YOUR OBJECTIVE
Pictures stay out of the copy. Please reproduce only the lines between the one holding "Write the Plotly code for this chart." and the one holding "0.915, 0.915]", inclusive.

INPUT

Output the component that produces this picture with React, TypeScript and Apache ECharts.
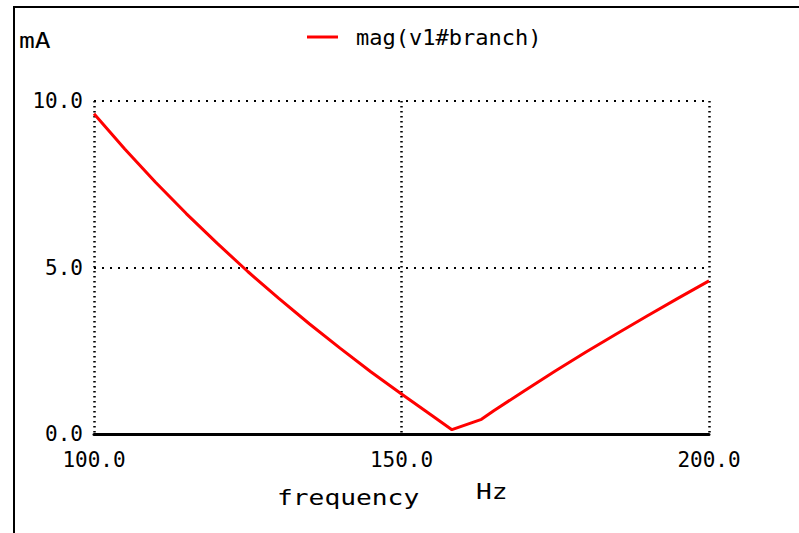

...

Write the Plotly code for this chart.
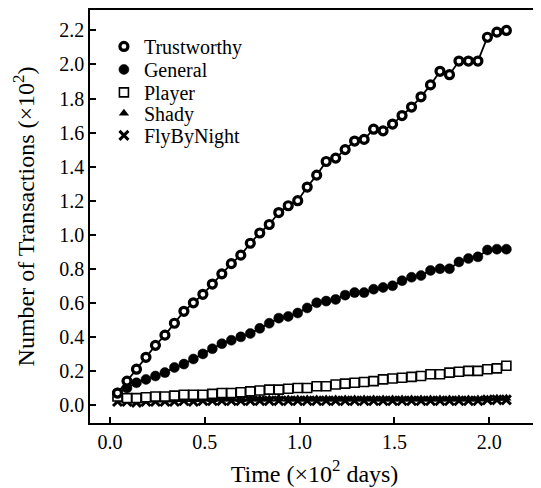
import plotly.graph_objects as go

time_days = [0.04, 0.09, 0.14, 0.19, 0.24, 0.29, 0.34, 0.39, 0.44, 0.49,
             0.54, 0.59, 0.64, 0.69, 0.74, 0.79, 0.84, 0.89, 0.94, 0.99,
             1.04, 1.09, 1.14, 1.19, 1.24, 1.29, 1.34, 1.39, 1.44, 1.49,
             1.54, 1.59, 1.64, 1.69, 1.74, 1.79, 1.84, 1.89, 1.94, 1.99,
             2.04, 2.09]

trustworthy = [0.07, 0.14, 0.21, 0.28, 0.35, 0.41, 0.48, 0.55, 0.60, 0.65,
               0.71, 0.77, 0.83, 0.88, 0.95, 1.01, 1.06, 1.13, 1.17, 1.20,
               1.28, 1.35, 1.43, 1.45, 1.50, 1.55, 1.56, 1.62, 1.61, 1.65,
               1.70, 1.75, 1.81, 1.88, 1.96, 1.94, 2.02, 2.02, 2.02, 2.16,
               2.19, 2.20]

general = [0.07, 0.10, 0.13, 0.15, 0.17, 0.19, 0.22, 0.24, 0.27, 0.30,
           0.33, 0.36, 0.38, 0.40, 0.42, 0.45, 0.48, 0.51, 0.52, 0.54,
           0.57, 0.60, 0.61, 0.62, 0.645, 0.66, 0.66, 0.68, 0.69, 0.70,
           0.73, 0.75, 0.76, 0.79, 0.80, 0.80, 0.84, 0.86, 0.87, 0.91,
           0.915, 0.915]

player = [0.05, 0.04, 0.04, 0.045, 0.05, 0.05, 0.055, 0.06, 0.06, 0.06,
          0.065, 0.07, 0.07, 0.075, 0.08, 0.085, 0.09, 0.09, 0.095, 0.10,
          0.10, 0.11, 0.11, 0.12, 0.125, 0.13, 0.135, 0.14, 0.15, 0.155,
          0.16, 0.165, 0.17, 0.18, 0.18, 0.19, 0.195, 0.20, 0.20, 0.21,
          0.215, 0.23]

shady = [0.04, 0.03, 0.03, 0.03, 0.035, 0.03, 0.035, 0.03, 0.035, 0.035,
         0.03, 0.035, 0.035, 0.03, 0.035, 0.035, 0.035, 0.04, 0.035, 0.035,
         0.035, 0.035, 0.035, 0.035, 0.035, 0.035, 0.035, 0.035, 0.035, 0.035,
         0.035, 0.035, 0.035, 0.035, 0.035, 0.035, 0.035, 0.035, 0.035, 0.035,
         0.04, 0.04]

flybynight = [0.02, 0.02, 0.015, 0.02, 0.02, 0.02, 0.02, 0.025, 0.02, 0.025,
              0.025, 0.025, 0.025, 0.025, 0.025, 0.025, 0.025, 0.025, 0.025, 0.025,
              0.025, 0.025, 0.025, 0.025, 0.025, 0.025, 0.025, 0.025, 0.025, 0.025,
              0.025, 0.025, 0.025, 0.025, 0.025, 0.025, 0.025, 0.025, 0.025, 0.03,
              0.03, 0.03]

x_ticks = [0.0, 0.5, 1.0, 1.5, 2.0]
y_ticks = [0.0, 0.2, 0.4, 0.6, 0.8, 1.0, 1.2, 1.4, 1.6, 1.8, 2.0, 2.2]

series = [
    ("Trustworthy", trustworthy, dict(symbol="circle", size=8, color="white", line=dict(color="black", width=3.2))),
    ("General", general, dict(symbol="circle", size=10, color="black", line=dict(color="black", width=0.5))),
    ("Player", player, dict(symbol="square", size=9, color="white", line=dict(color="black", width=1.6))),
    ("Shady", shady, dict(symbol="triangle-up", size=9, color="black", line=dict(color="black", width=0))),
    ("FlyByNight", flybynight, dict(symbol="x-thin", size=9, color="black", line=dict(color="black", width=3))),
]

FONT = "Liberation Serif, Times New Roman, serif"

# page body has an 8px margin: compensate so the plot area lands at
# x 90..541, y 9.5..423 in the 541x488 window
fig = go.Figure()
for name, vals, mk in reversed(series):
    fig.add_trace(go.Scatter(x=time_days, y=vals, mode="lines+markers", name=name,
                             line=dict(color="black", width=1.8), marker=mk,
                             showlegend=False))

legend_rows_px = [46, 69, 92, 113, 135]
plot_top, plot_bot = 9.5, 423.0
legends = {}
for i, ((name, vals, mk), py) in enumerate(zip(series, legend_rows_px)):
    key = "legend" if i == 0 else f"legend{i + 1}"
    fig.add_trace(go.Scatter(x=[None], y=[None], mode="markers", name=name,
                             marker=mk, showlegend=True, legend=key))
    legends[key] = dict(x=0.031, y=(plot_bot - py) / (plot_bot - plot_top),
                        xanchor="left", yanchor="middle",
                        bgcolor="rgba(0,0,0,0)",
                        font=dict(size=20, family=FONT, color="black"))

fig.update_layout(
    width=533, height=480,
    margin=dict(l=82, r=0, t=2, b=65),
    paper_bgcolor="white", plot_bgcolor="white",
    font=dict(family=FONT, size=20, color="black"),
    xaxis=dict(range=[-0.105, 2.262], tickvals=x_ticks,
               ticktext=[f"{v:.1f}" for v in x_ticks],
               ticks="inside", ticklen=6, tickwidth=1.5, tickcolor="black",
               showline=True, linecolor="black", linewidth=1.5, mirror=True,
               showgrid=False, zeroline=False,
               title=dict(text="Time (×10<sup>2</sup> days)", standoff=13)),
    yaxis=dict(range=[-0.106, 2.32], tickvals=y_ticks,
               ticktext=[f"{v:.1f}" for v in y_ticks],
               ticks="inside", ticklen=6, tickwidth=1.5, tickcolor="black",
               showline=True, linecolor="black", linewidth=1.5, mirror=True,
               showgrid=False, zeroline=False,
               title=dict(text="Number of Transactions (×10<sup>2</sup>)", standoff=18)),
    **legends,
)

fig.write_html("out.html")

---

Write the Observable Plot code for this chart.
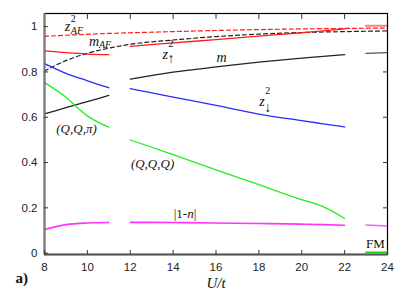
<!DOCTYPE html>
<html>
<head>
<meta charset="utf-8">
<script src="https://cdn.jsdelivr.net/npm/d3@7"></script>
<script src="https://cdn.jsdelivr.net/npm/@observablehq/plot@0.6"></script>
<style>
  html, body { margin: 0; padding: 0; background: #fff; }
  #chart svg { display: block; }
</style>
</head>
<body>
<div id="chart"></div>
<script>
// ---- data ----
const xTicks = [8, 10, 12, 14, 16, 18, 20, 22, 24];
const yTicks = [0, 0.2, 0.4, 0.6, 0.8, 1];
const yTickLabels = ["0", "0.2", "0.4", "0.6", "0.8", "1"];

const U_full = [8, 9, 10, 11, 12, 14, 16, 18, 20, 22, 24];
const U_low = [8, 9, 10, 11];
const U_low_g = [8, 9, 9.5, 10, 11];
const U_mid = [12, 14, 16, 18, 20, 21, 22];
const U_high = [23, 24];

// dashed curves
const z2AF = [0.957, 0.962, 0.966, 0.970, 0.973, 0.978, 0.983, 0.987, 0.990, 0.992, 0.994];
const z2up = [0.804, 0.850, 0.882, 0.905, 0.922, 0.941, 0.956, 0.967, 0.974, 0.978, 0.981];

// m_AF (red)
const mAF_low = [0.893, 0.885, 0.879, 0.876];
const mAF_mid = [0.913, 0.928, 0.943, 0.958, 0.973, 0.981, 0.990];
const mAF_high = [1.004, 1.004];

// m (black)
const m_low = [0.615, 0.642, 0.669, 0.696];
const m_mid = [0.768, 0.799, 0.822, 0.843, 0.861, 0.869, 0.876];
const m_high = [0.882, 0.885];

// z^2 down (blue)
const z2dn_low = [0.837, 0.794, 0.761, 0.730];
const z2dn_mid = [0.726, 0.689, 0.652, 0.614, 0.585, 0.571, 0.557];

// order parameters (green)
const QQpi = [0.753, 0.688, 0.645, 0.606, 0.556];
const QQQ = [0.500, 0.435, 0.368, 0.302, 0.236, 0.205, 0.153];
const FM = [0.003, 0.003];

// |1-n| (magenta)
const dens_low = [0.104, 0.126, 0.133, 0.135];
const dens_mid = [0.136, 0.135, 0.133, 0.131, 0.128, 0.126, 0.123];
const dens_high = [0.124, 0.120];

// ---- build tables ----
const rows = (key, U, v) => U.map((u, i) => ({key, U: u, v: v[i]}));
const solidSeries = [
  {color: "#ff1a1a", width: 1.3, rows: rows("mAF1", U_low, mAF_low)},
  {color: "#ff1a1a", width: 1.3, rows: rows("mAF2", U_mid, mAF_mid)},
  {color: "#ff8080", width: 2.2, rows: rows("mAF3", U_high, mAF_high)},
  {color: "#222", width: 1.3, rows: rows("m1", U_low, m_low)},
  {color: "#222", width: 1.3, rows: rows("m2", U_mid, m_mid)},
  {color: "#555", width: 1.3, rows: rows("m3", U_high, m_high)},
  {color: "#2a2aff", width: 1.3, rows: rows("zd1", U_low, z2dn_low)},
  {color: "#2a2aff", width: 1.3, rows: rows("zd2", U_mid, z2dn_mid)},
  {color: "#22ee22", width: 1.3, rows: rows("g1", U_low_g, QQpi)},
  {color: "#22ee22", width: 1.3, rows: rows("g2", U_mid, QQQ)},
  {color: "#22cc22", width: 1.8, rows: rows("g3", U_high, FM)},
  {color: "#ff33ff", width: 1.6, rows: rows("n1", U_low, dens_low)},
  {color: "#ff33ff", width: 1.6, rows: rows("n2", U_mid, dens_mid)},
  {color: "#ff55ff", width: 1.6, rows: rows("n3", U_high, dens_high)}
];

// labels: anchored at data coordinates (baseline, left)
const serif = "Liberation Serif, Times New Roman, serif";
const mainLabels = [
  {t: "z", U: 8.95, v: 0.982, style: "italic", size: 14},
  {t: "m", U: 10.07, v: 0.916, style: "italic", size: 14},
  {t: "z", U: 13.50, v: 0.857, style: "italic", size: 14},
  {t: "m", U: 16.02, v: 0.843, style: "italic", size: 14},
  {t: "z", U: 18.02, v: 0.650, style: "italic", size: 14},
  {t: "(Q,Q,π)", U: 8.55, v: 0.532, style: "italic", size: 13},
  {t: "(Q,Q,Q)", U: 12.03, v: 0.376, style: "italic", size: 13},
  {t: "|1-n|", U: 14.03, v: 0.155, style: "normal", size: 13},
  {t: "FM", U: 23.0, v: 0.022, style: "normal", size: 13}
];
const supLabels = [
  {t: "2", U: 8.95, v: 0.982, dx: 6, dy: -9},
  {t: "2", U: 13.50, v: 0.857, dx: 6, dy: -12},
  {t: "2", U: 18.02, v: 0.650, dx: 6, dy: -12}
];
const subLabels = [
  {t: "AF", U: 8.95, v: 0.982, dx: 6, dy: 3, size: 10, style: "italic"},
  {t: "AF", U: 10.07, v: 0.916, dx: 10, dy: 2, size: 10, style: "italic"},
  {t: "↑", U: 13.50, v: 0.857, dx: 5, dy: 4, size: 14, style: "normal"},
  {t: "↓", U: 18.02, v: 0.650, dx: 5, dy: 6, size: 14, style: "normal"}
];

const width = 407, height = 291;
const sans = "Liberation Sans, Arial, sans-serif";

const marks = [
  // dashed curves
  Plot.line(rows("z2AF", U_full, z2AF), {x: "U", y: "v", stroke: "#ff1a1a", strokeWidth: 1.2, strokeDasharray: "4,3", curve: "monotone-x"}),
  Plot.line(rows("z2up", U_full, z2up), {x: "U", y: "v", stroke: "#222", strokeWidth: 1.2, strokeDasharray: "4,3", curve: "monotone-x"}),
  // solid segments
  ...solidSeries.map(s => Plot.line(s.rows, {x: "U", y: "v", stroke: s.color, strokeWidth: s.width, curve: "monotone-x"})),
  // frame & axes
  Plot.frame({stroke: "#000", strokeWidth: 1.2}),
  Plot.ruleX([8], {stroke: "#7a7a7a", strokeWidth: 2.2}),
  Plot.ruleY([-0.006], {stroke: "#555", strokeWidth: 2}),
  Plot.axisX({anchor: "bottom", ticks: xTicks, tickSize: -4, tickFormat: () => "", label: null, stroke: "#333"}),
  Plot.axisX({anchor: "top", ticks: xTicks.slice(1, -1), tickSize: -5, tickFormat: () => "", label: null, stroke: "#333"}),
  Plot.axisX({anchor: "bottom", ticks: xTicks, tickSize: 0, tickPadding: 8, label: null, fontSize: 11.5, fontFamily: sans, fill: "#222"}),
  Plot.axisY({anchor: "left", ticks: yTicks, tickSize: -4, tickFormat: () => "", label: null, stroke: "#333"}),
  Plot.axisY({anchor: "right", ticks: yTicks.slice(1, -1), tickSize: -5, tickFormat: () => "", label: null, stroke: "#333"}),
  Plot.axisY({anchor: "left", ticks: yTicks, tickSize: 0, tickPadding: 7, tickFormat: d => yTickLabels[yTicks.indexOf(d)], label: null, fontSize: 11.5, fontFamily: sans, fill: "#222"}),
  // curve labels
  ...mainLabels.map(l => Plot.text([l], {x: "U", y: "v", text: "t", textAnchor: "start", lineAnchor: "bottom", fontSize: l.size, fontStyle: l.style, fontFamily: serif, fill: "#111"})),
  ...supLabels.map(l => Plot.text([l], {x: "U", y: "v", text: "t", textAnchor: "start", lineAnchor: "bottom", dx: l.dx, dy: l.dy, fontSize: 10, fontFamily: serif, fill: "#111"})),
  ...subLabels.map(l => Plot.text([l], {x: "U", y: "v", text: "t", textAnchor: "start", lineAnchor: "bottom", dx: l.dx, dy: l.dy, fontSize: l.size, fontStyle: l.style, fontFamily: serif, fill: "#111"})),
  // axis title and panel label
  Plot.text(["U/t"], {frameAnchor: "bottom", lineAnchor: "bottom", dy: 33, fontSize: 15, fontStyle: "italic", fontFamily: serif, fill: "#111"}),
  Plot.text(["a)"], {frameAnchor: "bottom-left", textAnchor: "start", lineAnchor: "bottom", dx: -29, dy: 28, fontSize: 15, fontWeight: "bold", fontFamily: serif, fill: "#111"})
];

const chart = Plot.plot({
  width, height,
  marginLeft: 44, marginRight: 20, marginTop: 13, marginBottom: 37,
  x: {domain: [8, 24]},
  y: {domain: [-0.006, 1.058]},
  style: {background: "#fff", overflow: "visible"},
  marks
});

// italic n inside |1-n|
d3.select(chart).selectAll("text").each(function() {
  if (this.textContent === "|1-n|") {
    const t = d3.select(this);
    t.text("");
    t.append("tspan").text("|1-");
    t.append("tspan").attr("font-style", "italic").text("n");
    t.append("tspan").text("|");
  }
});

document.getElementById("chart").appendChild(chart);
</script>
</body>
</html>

EXPECTED ANSWER
Write the Plotly code for this chart.
import plotly.graph_objects as go

time_days = [0.04, 0.09, 0.14, 0.19, 0.24, 0.29, 0.34, 0.39, 0.44, 0.49,
             0.54, 0.59, 0.64, 0.69, 0.74, 0.79, 0.84, 0.89, 0.94, 0.99,
             1.04, 1.09, 1.14, 1.19, 1.24, 1.29, 1.34, 1.39, 1.44, 1.49,
             1.54, 1.59, 1.64, 1.69, 1.74, 1.79, 1.84, 1.89, 1.94, 1.99,
             2.04, 2.09]

trustworthy = [0.07, 0.14, 0.21, 0.28, 0.35, 0.41, 0.48, 0.55, 0.60, 0.65,
               0.71, 0.77, 0.83, 0.88, 0.95, 1.01, 1.06, 1.13, 1.17, 1.20,
               1.28, 1.35, 1.43, 1.45, 1.50, 1.55, 1.56, 1.62, 1.61, 1.65,
               1.70, 1.75, 1.81, 1.88, 1.96, 1.94, 2.02, 2.02, 2.02, 2.16,
               2.19, 2.20]

general = [0.07, 0.10, 0.13, 0.15, 0.17, 0.19, 0.22, 0.24, 0.27, 0.30,
           0.33, 0.36, 0.38, 0.40, 0.42, 0.45, 0.48, 0.51, 0.52, 0.54,
           0.57, 0.60, 0.61, 0.62, 0.645, 0.66, 0.66, 0.68, 0.69, 0.70,
           0.73, 0.75, 0.76, 0.79, 0.80, 0.80, 0.84, 0.86, 0.87, 0.91,
           0.915, 0.915]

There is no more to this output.